Hashing – learned model can accelerate data retrieval in large databases

March 30, 2023

Researchers from MIT, TUM, and Harvard University used a learned model to create better hash functions that accelerate data retrieval in large databases.

Hashing is a critical component in numerous applications, including data security, indexing databases, compressing data, and cryptography.

It involves taking any input data, regardless of its size, and transforming it into a fixed-size output value, known as a hash.

The problem

The main problem with hashing is the possibility of collisions. As traditional hash functions generate codes randomly, it is possible for two distinct pieces of data to produce the same hash value.

Collisions can lead to reduced performance, longer search times, and even security vulnerabilities, especially in applications where data integrity is critical.

To reduce the likelihood of collisions, various approaches are available, including chaining, probing, cuckoo hashing, or the use of perfect hash functions.

A perfect hash function generates a unique hash value for each distinct input value, without any collisions. However, they are difficult to create, especially for large input sets.

Learned models

The authors of the paper set out to explore the possibility of improving hash functions by replacing traditional hash functions with trained models.

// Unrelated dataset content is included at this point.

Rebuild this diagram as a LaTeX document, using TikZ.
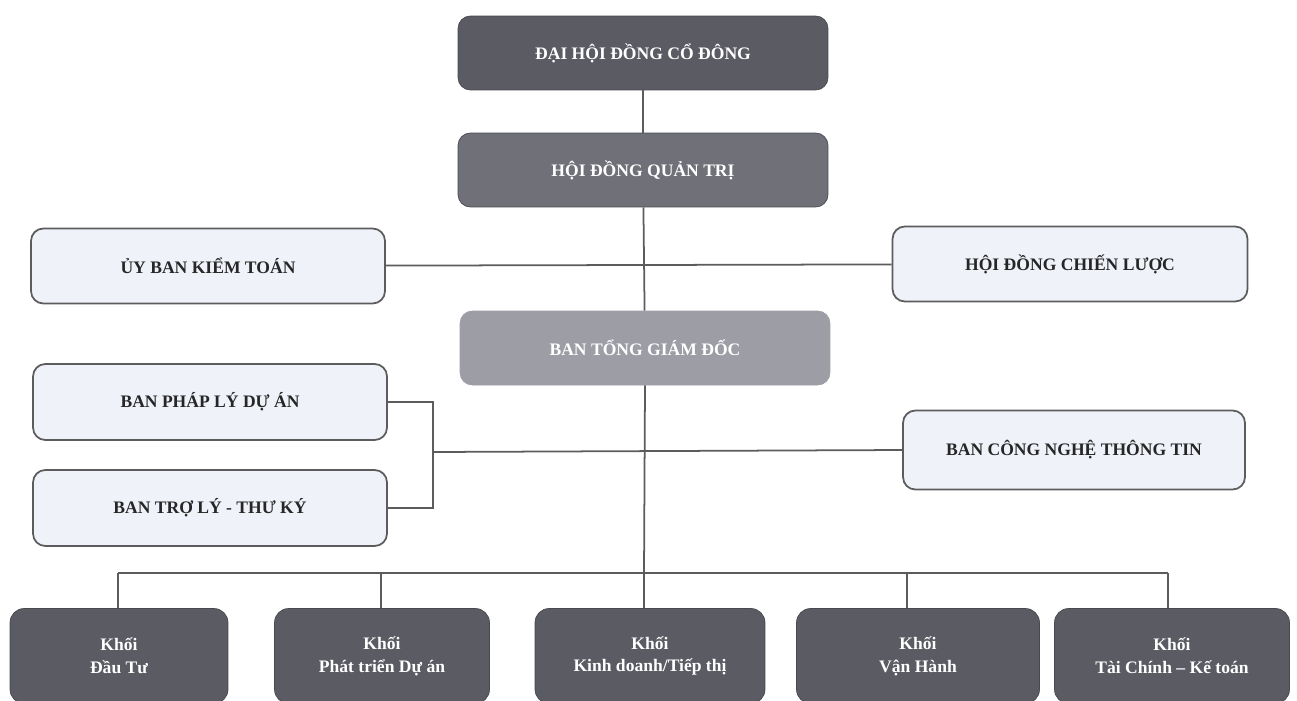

In addition, the study aimed to investigate whether reducing the number of collisions would improve performance, particularly in indexing and joining large databases.

The learned models referred to in the study were developed by applying machine learning algorithms to identify specific features in the dataset.

Evaluation

The study employs both real and synthetic datasets consisting of 64-bit integer keys. For the real key datasets, the researchers utilized four datasets from the SOSD benchmark, including FB, wiki, osm, and book, each containing 200 million keys.

The study employs four distinct methods to generate synthetic keys: the gap_10, uniform, normal, and lognormal processes.

Gap distribution of the output values after applying different hash functions
to the wiki, fb, osm and book datasets

In gap_10, sequential keys are first generated at regular intervals of 10, and then 10% of the keys are randomly deleted.
Uniform keys are generated randomly in the range [0, 250].
Normal and lognormal processes the keys are generated from normal and lognormal distributions, respectively, and then linearly scaled to the range [0, 250].

Note: Hash functions that produce a uniform distribution of gap lengths are generally considered more effective in minimizing collisions and achieving optimal performance.

Results

The results revealed that in certain scenarios, using learned models resulted in a 1.4x reduction in probe latency. This means that the time taken to search for a key in the hash table has decreased.

Also, it achieved a 28% decrease in the runtime of non-partitioned hash joins, compared to the next best baseline, for select datasets. This suggests that the use of learned models as hash functions can reduce the time taken to execute a type of join operation between two tables in a database, where the tables are not partitioned before the join.

The team’s experiments also demonstrated that these learned models were frequently more computationally efficient than perfect hash functions.

Conclusion

The findings suggest that while learned models can successfully decrease the collisions in certain scenarios, the outcomes are dependent on the way data is distributed.

They also may be able to capture more complex relationships between data points than the simple hash functions.

Expanding on their analysis, the researchers aim to utilize learned models to design hash functions for different types of data and investigate the use of learned hashing in databases that allow for dynamic changes such as data insertion or deletion.

Whether learned models can replace hash functions entirely is subject to debate and would depend on various factors such as the specific use case, the size and type of data, and the resources available for implementation.